The Medium is a third-person adventure game that follows Marianne, a medium able to communicate with the dead, as she navigates both the spirit world and an abandoned Soviet-era resort in Poland. Marianne travels to the spirit world to solve puzzles, avoid monsters, and help the dead move on to what comes next.

In gameplay terms, this has Marianne picking up objects to listen to audio logs that fill in the game’s backstory, absorbing spirit energy from light wells that allow her to fend off enemies, and using mirrors to cross over to the other side, the spirit world. At times I felt like I was playing an adventure game from 1995; think Grim Fandango. Leaving an area meant retreading old ground, looking for an object I hadn’t clicked on that would lead me to the next part of the adventure.

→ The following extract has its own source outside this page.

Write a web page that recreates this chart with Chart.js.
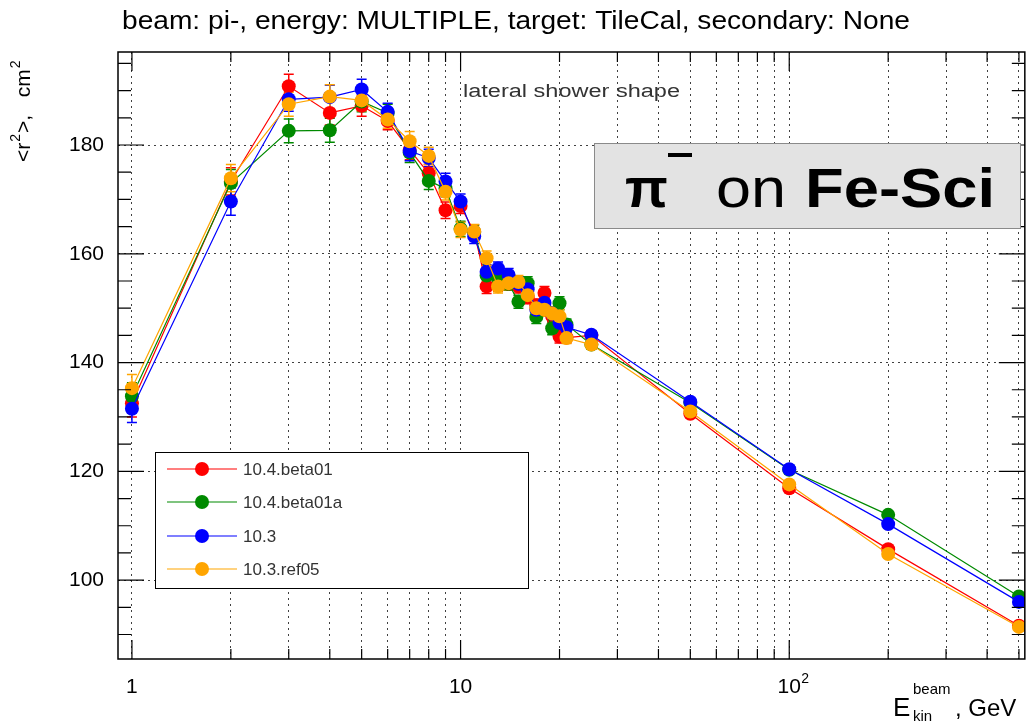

One of The Medium’s gameplay gimmicks is that Marianne can, at times, exist in both the spirit world and the real world simultaneously. This leads to moments where the screen is literally split and the player must navigate both worlds at the same time. Sometimes solving a puzzle in one will open a path forward in the other and vice versa. At one point, a balcony is destroyed in the real world but present in the spirit realm, and I used Marianne’s abilities to traverse the spirit world while leaving her body behind. It’s a cool effect that creates neat set pieces, but also tends to tank the game’s performance.

I played The Medium on an Xbox Series X and performance was spotty. The Series X is a powerhouse and the only system that can run Hitman 3 at its full 4K resolution, but it often chugged while playing The Medium. It’s a beautiful game with a strong sense of style. The Niwa worker’s resort is a great setting with a spooky mood. The spirit world invokes both Silent Hill and the work of Polish artist Zdzisław Beksiński. But when the frame hitches and Marianne stutters across the screen, it breaks the spell The Medium is attempting to cast. It happened frequently, but not quite enough to feel like the game is broken.

The technical glitches highlight what makes The Medium so frustrating. There’s a lot of promise here, but it’s hampered by technical issues, poor execution, and bad writing. The Niwa worker’s resort is a unique setting. Poland and other former Eastern bloc countries are littered with abandoned vacation hotels built during the Communist era. Imagined as worker’s paradises, a place for normal people to vacation, they often became de-facto playgrounds for the party elite.

Niwa is also built on the ruins of a World War II–era fort. An early gravestone outside the hotel commemorates the dead of the area who were often, “buried where they fell and became part of the land.” Poland, during World War II, is called the Blood Lands. It was an area trapped between Hitler and Stalin and purged by both sides. It’s unfortunate that such a rich and fascinating setting for a horror game becomes the background of The Medium and not its focus.